The San Francisco Transit Hack Could’ve Been Significantly Worse

A 2014 paper sanctioned and published by the American Public Transport Association has shown damning evidence that the San Francisco transit hack could’ve been far more destructive than the temporary disruption caused over the weekend.

“You Hacked. ALL data encrypted,” read the message by the culprit behind the hack of San Francisco’s public transit authority, also known as the Muni. The attacker demanded a ransom of 100 bitcoins (approx. $73,000) and the agency has refused to pay.
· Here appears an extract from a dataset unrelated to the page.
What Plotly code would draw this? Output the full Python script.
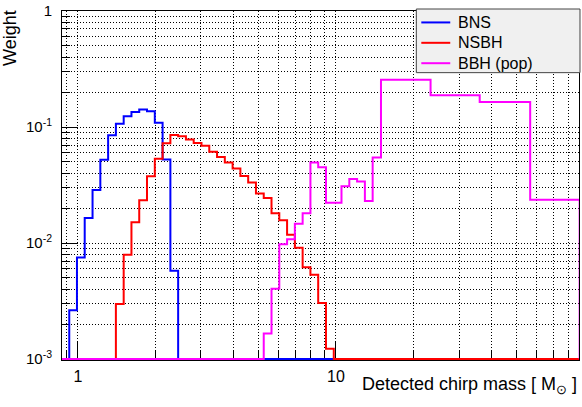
import numpy as np
import plotly.graph_objects as go

# ---------------- data ----------------
bns_edges = [0.926, 0.992, 1.063, 1.140, 1.222, 1.310, 1.404, 1.505, 1.613,
             1.729, 1.853, 1.987, 2.130, 2.283, 2.447]
bns_weight = [0.00264, 0.00749, 0.0164, 0.0286, 0.0522, 0.0849, 0.1067, 0.124,
              0.135, 0.1416, 0.137, 0.109, 0.0525, 0.00577]

nsbh_edges = [1.404, 1.505, 1.613, 1.729, 1.853, 1.987, 2.130, 2.283, 2.447,
              2.623, 2.811, 3.013, 3.230, 3.462, 3.711, 3.978, 4.264, 4.571,
              4.899, 5.252, 5.629, 6.034, 6.468, 6.933, 7.431, 7.966, 8.538,
              9.152, 9.811]
nsbh_weight = [0.00299, 0.00794, 0.0151, 0.0234, 0.0376, 0.0533, 0.0725, 0.0855,
               0.0833, 0.078, 0.073, 0.0688, 0.0611, 0.0551, 0.0495, 0.044,
               0.0379, 0.0332, 0.0267, 0.0244, 0.0181, 0.0157, 0.0118, 0.00912,
               0.0062, 0.00532, 0.00305, 0.00123]

bbh_edges = [5.252, 5.629, 6.034, 6.468, 6.933, 7.431, 7.966, 8.538, 9.152,
             9.811, 10.51, 11.27, 12.08, 12.95, 13.88, 14.95, 23.27, 36.07,
             56.6, 88.0]
bbh_weight = [0.00166, 0.00404, 0.00975, 0.0108, 0.0147, 0.0181, 0.0495, 0.0449,
              0.0223, 0.0223, 0.0309, 0.0357, 0.0339, 0.023, 0.0547, 0.256,
              0.188, 0.164, 0.0236]

series_names = ["BNS", "NSBH", "BBH (pop)"]
series_colors = ["#0000ff", "#ff0000", "#ff00ff"]

x_major = [1, 10]
x_major_text = ["1", "10"]
x_minor = [0.9, 2, 3, 4, 5, 6, 7, 8, 9, 20, 30, 40, 50, 60, 70, 80]
y_major = [0.001, 0.01, 0.1, 1]
y_major_text = ["10<sup>-3</sup>", "10<sup>-2</sup>", "10<sup>-1</sup>", "1"]
y_minor = [m * d for d in (0.001, 0.01, 0.1) for m in range(2, 10)]

XMIN, XMAX = 0.868, 87.5
YMIN, YMAX = 1e-3, 1.0

FONT = "Liberation Sans, Arial, Helvetica, sans-serif"

# plot-area geometry in pixels (for placing layout items)
L, R, T, B = 62, 580, 9, 360


def px_x(p):
    return (p - L) / (R - L)


def px_y(p):
    return (B - p) / (B - T)


def step_path(edges, weights):
    x = [XMIN] + list(edges)
    y = [YMIN] + [max(w, YMIN) for w in weights] + [YMIN]
    if edges[-1] < XMAX:
        x.append(XMAX)
        y.append(YMIN)
    else:
        y = y[:len(x)]
    return x, y


fig = go.Figure()
for name, edges, weights, color in zip(series_names,
                                       [bns_edges, nsbh_edges, bbh_edges],
                                       [bns_weight, nsbh_weight, bbh_weight],
                                       series_colors):
    xs, ys = step_path(edges, weights)
    fig.add_trace(go.Scatter(x=xs, y=ys, mode="lines", name=name, showlegend=False,
                             line=dict(color=color, width=2, shape="hv")))

grid = dict(showgrid=True, gridcolor="#000000", gridwidth=1, griddash="1px,2px")

fig.update_xaxes(
    type="log", range=[np.log10(XMIN), np.log10(XMAX)],
    tickmode="array", tickvals=x_major, ticktext=x_major_text,
    ticks="inside", ticklen=18, tickcolor="black", tickwidth=1,
    showline=True, linecolor="black", linewidth=1, mirror=True,
    tickfont=dict(family=FONT, size=16, color="black"),
    ticklabelstandoff=2,
    zeroline=False, layer="below traces",
    minor=dict(tickmode="array", tickvals=x_minor, ticks="inside", ticklen=9,
               tickcolor="black", **grid),
    **grid,
)
fig.update_yaxes(
    type="log", range=[np.log10(YMIN) - 0.008, np.log10(YMAX)],
    tickmode="array", tickvals=y_major, ticktext=y_major_text,
    ticks="inside", ticklen=16, tickcolor="black", tickwidth=1,
    showline=True, linecolor="black", linewidth=1, mirror=True,
    tickfont=dict(family=FONT, size=15, color="black"),
    ticklabelstandoff=6,
    zeroline=False, layer="below traces",
    minor=dict(tickmode="array", tickvals=y_minor, ticks="inside", ticklen=8,
               tickcolor="black", **grid),
    **grid,
)

# hand-drawn ROOT-style legend box
shapes = [dict(type="rect", xref="paper", yref="paper",
               x0=px_x(417), x1=px_x(581), y0=px_y(71), y1=px_y(7),
               fillcolor="#f0f0f0", line=dict(color="#444444", width=1), layer="above")]
annotations = []
for i, (name, color) in enumerate(zip(series_names, series_colors)):
    yy = px_y(20.5 + 20.5 * i)
    shapes.append(dict(type="line", xref="paper", yref="paper",
                       x0=px_x(422), x1=px_x(451), y0=yy, y1=yy,
                       line=dict(color=color, width=2), layer="above"))
    annotations.append(dict(text=name, xref="paper", yref="paper",
                            x=px_x(457), y=yy, xanchor="left", yanchor="middle",
                            showarrow=False,
                            font=dict(family=FONT, size=16, color="black")))

annotations += [
    dict(text="Detected chirp mass [ M<sub>⊙</sub> ]", xref="paper", yref="paper",
         x=1.0, y=px_y(386), xanchor="right", yanchor="middle",
         showarrow=False, font=dict(family=FONT, size=18, color="black")),
    dict(text="Weight", xref="paper", yref="paper", textangle=-90,
         x=px_x(10), y=px_y(36), xanchor="center", yanchor="middle",
         showarrow=False, font=dict(family=FONT, size=18, color="black")),
]

fig.update_layout(
    width=582, height=407,
    margin=dict(l=L, r=582 - R, t=T, b=407 - B),
    paper_bgcolor="white", plot_bgcolor="white",
    showlegend=False,
    shapes=shapes,
    annotations=annotations,
)

fig.write_html("out.html", config={"displayModeBar": False},
               post_script="document.body.style.margin='0px';")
Trains were running however and passengers were able to board and travel across the city for free after the Muni turned off its payment machines and opened its turnstiles.

Come Monday, all operations, including kiosks were back and operating normally.
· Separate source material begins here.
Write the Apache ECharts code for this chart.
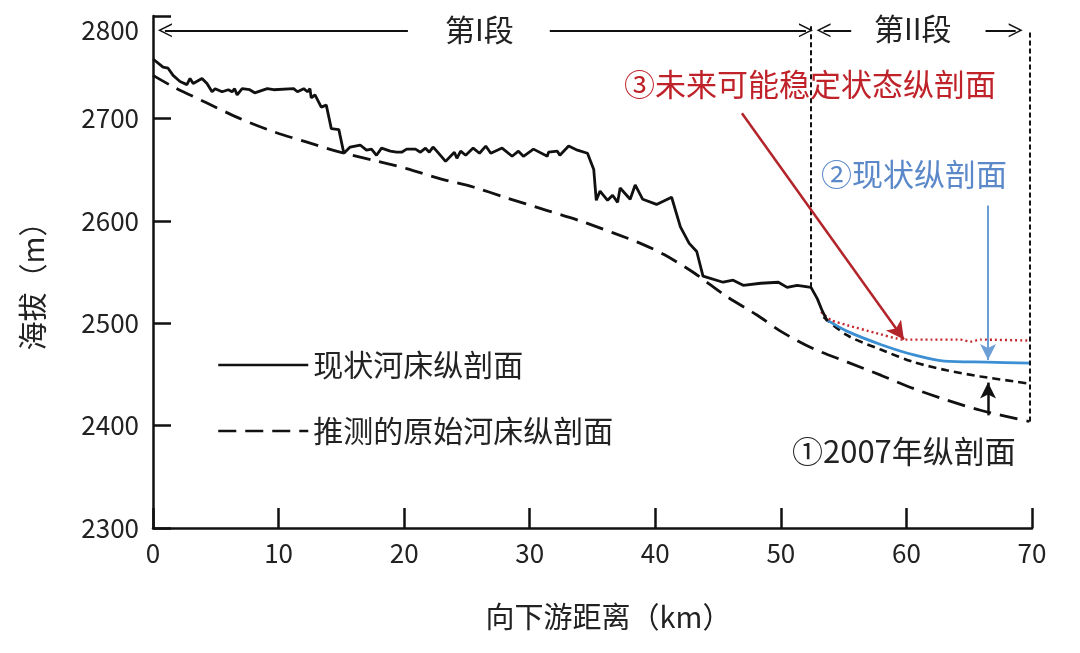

However, San Francisco got off lightly, as details from a departmental report reveal the fallout could’ve been far worse.

The American Public Transportation Association warned:

Cyberarattacks can destroy a transit agency’s physical systems, render them inoperable, hand over control of those systems to an outside entity or jeopardize the privacy of employee or customer data.

As reported by WIRED, the APTA also revealed that many public transit systems in American cities are underfunded and weathered, with no money to invest in cybersecurity.

What is clear is the increasing number of cyberattacks that have targeted critical infrastructures and operations such as public transit systems and hospitals, are only likely to get more disruptive.

Michael Assante, director of industrial control systems security at the Sans Institute told the publication:

In a very sophisticated attack, you not only impact control systems, but also impede the ability to restore them.

A notable example of hackers impeding any chance of recovering a targeted system is that of Ukraine’s power grid hack from last year, where the culprits changed the control software’s code to damage it permanently.

Public transit systems are inherently vulnerable due to the “complex and interconnected series of components, subcomponents , and services” that they run on, according to APTA’s research. Fundamentally, even the infrared and WIFI infrastructure used by transit systems to detect trains can be rendered useless by anyone possessing a box cutter and physical access these cables.

Beyond the doom and gloom, how does a transit authority safeguard itself? The APTA recommends a few steps, including redesigning existing hardware and software with multilayered network security. Email scanning, firewalls, software and firmware updates to patch vulnerabilities and should all be the norm, the APTA argues. Further, the paper recommends separating the business-end of the networks that typically manages schedules and costs of trains, from the operational side that actually controls the trains.

An incident response scenario should also be enforced, wherein procedures in responding to a cyberattack should be developed. These procedures should be reviewed and updated regularly, the APTA added.